> [TASK BRIEF]
Quote the records in full and leave their pictures out.

> [Data listing]
§

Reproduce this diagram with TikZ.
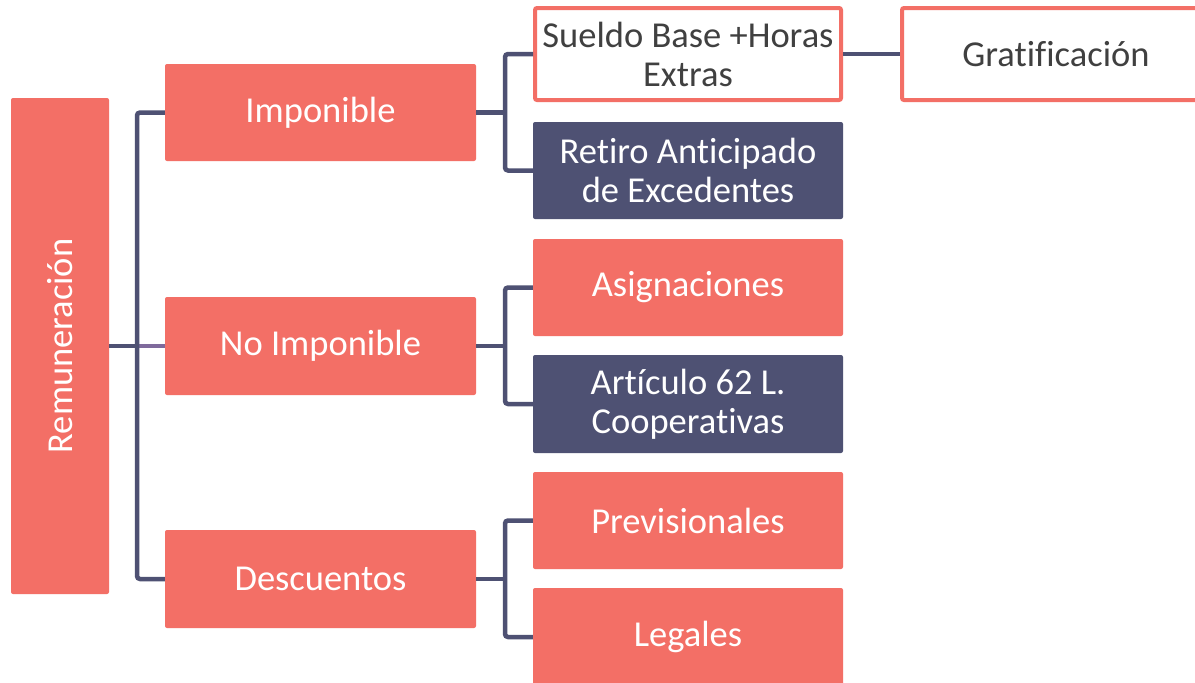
\documentclass[tikz,border=0pt]{standalone}
\usepackage{fontspec}
\setmainfont{Carlito}[RawFeature={-liga;-clig;-dlig;-calt}]
\definecolor{coral}{HTML}{F36F66}
\definecolor{navy}{HTML}{4E5173}
\definecolor{lilac}{HTML}{7F6A9C}
\definecolor{txt}{HTML}{404040}
\begin{document}
\begin{tikzpicture}[x=1pt,y=-1pt,
  fbox/.style={fill=coral, draw=none, rounded corners=2pt, text=white, align=center,
    minimum width=311pt, minimum height=97pt, inner sep=0pt,
    font=\fontsize{36.5}{39}\selectfont},
  dbox/.style={fbox, fill=navy, minimum width=310pt},
  wbox/.style={fill=white, draw=coral, line width=4pt, rounded corners=2pt, text=txt, align=center,
    minimum width=306pt, minimum height=92pt, inner sep=0pt,
    font=\fontsize{36.5}{39}\selectfont},
  conn/.style={draw=navy, line width=4.5pt, rounded corners=3pt},
  connp/.style={draw=lilac, line width=4.5pt}]
\useasboundingbox (0,0) rectangle (1195,683);
\fill[white] (0,0) rectangle (1195,683);
% level 0
\node[fbox, rotate=90, minimum width=496pt, minimum height=98pt] (rem) at (60,346) {Remuneración};
% level 1
\node[fbox] (imp) at (320.5,112.5) {Imponible};
\node[fbox, minimum height=98pt] (noimp) at (320.5,346) {No Imponible};
\node[fbox, minimum height=98pt] (desc) at (320.5,579) {Descuentos};
% level 2
\node[wbox] (sueldo) at (688,54) {Sueldo Base +Horas\\Extras};
\node[wbox, minimum width=308pt] (grat) at (1056,54) {Gratificación};
\node[dbox] (retiro) at (688,170.5) {Retiro Anticipado\\de Excedentes};
\node[fbox, minimum width=310pt] (asig) at (688,287.5) {Asignaciones};
\node[dbox, minimum height=98pt] (art) at (688,404) {Artículo 62 L.\\Cooperativas};
\node[fbox, minimum width=310pt] (prev) at (688,520.5) {Previsionales};
\node[fbox, minimum width=310pt, minimum height=98pt] (leg) at (688,637) {Legales};
% connector junctions
\coordinate (t0) at (137,346);
\coordinate (t1) at (505,112.5);
\coordinate (t2) at (505,346);
\coordinate (t3) at (505,579);
% connectors
\draw[connp] (t0) -- (noimp.west);
\draw[conn] (rem.south) -- (t0);
\draw[conn] (imp.west) -| (t0) |- (desc.west);
\draw[conn] (imp.east) -- (t1);
\draw[conn] (sueldo.west) -| (t1) |- (retiro.west);
\draw[conn] (noimp.east) -- (t2);
\draw[conn] (asig.west) -| (t2) |- (art.west);
\draw[conn] (desc.east) -- (t3);
\draw[conn] (prev.west) -| (t3) |- (leg.west);
\draw[conn] (sueldo.east) -- (grat.west);
\end{tikzpicture}
\end{document}
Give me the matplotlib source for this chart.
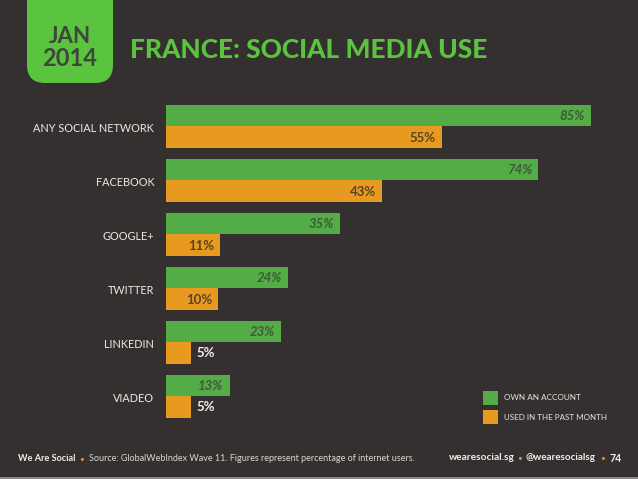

§

> [EXERCISE RESPONSE]
Reproduce this diagram with TikZ.
\documentclass[tikz,border=0pt]{standalone}
\usepackage{fontspec}
\setmainfont{Carlito}[RawFeature={-liga;-clig;-dlig;-calt}]
\definecolor{coral}{HTML}{F36F66}
\definecolor{navy}{HTML}{4E5173}
\definecolor{lilac}{HTML}{7F6A9C}
\definecolor{txt}{HTML}{404040}
\begin{document}
\begin{tikzpicture}[x=1pt,y=-1pt,
  fbox/.style={fill=coral, draw=none, rounded corners=2pt, text=white, align=center,
    minimum width=311pt, minimum height=97pt, inner sep=0pt,
    font=\fontsize{36.5}{39}\selectfont},
  dbox/.style={fbox, fill=navy, minimum width=310pt},
  wbox/.style={fill=white, draw=coral, line width=4pt, rounded corners=2pt, text=txt, align=center,
    minimum width=306pt, minimum height=92pt, inner sep=0pt,
    font=\fontsize{36.5}{39}\selectfont},
  conn/.style={draw=navy, line width=4.5pt, rounded corners=3pt},
  connp/.style={draw=lilac, line width=4.5pt}]
\useasboundingbox (0,0) rectangle (1195,683);
\fill[white] (0,0) rectangle (1195,683);
% level 0
\node[fbox, rotate=90, minimum width=496pt, minimum height=98pt] (rem) at (60,346) {Remuneración};
% level 1
\node[fbox] (imp) at (320.5,112.5) {Imponible};
\node[fbox, minimum height=98pt] (noimp) at (320.5,346) {No Imponible};
\node[fbox, minimum height=98pt] (desc) at (320.5,579) {Descuentos};
% level 2
\node[wbox] (sueldo) at (688,54) {Sueldo Base +Horas\\Extras};
\node[wbox, minimum width=308pt] (grat) at (1056,54) {Gratificación};
\node[dbox] (retiro) at (688,170.5) {Retiro Anticipado\\de Excedentes};
\node[fbox, minimum width=310pt] (asig) at (688,287.5) {Asignaciones};
\node[dbox, minimum height=98pt] (art) at (688,404) {Artículo 62 L.\\Cooperativas};
\node[fbox, minimum width=310pt] (prev) at (688,520.5) {Previsionales};
\node[fbox, minimum width=310pt, minimum height=98pt] (leg) at (688,637) {Legales};
% connector junctions
\coordinate (t0) at (137,346);
\coordinate (t1) at (505,112.5);
\coordinate (t2) at (505,346);
\coordinate (t3) at (505,579);
% connectors
\draw[connp] (t0) -- (noimp.west);
\draw[conn] (rem.south) -- (t0);
\draw[conn] (imp.west) -| (t0) |- (desc.west);
\draw[conn] (imp.east) -- (t1);
\draw[conn] (sueldo.west) -| (t1) |- (retiro.west);
\draw[conn] (noimp.east) -- (t2);
\draw[conn] (asig.west) -| (t2) |- (art.west);
\draw[conn] (desc.east) -- (t3);
\draw[conn] (prev.west) -| (t3) |- (leg.west);
\draw[conn] (sueldo.east) -- (grat.west);
\end{tikzpicture}
\end{document}
Give me the matplotlib source for this chart.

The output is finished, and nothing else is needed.